Music in the academy is at risk. The decline in its status, presence, and reach can be traced to the cultural shifts beginning in the 1960s. Western classical music—with its unassailable history of accomplishment and undeniable pedagogical, cultural, and spiritual significance—has fallen prey to the assault on standards and hierarchies embodied by the era’s ethos of: “Hey-hey, ho-ho, Western Civ. has got to go.” The result has been disastrous for educative practice and norms. Indeed, we cannot even talk about music, but are forced in this time to speak about “musics.” The term is redolent with the patina of critical theory. I use it here only to differentiate between Western classical music and all of the rest, including folk music, popular music, electro-acoustic music, music of other cultures, and all hybrids. We must describe and confront the issue of both the hierarchical and the latitudinal in the musical arts. In other words, we must look at music as it is found around what Thomas Friedman calls the “flattened world” of postmodernism, where all music—from low to high, popular to classical, entertainment to art—is placed on the same aesthetic plane. We must articulate this very broad landscape of music and only then can we understand the academy’s response to the present situation.

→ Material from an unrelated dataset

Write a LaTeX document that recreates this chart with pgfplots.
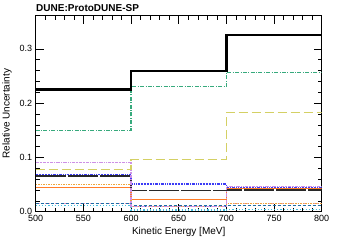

A discussion of music in the academy must first start with a definition of “music” itself. But as we are now in a postmodern age, music as we knew it and defined it previously may no longer obtain. To those in the academy, or those recently trained within it, the old meanings and materials often no longer apply. This is similar to the problem with the term “art.” Only 150 years ago both terms had commonly understood meanings which required no discussion. The situation changed with the advent of modernism, then postmodernism, and with the parabolic rate of change in the twentieth and twenty-first centuries. It was not always this complicated. Before the 1960s, in various sectors—certainly in academia, but also in the press and among the elites—there was a certain unanimity about what was of cultural value. In the American academy, classical music, which meant music in the tradition of European extraction or provenance, was favored. At the same time, it lived amid American folk music and music found in churches and synagogues. The arrival of various immigrant groups brought their popular and artistic cultures to these shores. Nonetheless, there was an agreed upon center.
Until the advent and cultural dislocations of the 1960s and 70s, music education in universities meant a study and performance of Western music. There were courses in theory, history, and music appreciation. Students played in bands, orchestras, and chamber music. Musical experiences were either hands-on or ears-on and were of a straightforward sort. In the 1940s and 1950s, with the return of GIs from the wars and their entrance into higher education, virtually every music department in every state university transformed into a School of Music. Institutions that formerly only gave Ph.Ds in musicology, music history and theory, were suddenly awarding the new D.M.A. (Doctor of Musical Arts) in abundance. For example, the cadre of composers with whom I studied composition had a mixture of degrees, Ph.D., M.M., and the two most famous only had B.M. degrees. Many of the greatest composers had no degrees at all yet managed well in their chosen profession.
The reasons for this central place of classical music in the academy are numerous. Music had been identified by the Greeks as one the most important means of understanding ourselves and our relationship to the universe. Along with Astronomy, Arithmetic, and Geometry, Music formed the Quadrivium, that second level of intellectual inquiry that came after the Trivium (which included Logic, Rhetoric, and Grammar). In medieval times, when the West recaptured the art of learning, music was considered at the center of the educational enterprise, as it demonstrated the development of mankind’s deepest imaginative possibilities. As notation became ever clearer, and in association with the technological developments of instruments, music became both more individual and more sophisticated, developing from the monophonic to the crowning achievement of Western Music: polyphony and harmony. Music became more sophisticated as a language, able to engender increasingly richer and more personal statements, to inspire and reveal genius. It is no exaggeration to say that each composer, knowingly or not, stood on the shoulders of previous generations. The increasingly complex notation reflected the ethos of the West, the increasing importance placed on the individual and his personal autonomy, resulting in a continual change of the language. With this, and an increasing awareness of history, a canon comprised of the best composers and their best pieces developed. The “three Bs”—Bach, Beethoven, and Brahms—are sometimes referenced as such in a discussion of our greatest composers, not because it was an early form of the rock group the Bee Gees, but because they really are superlative composers whose highly individual music has stood the test of time.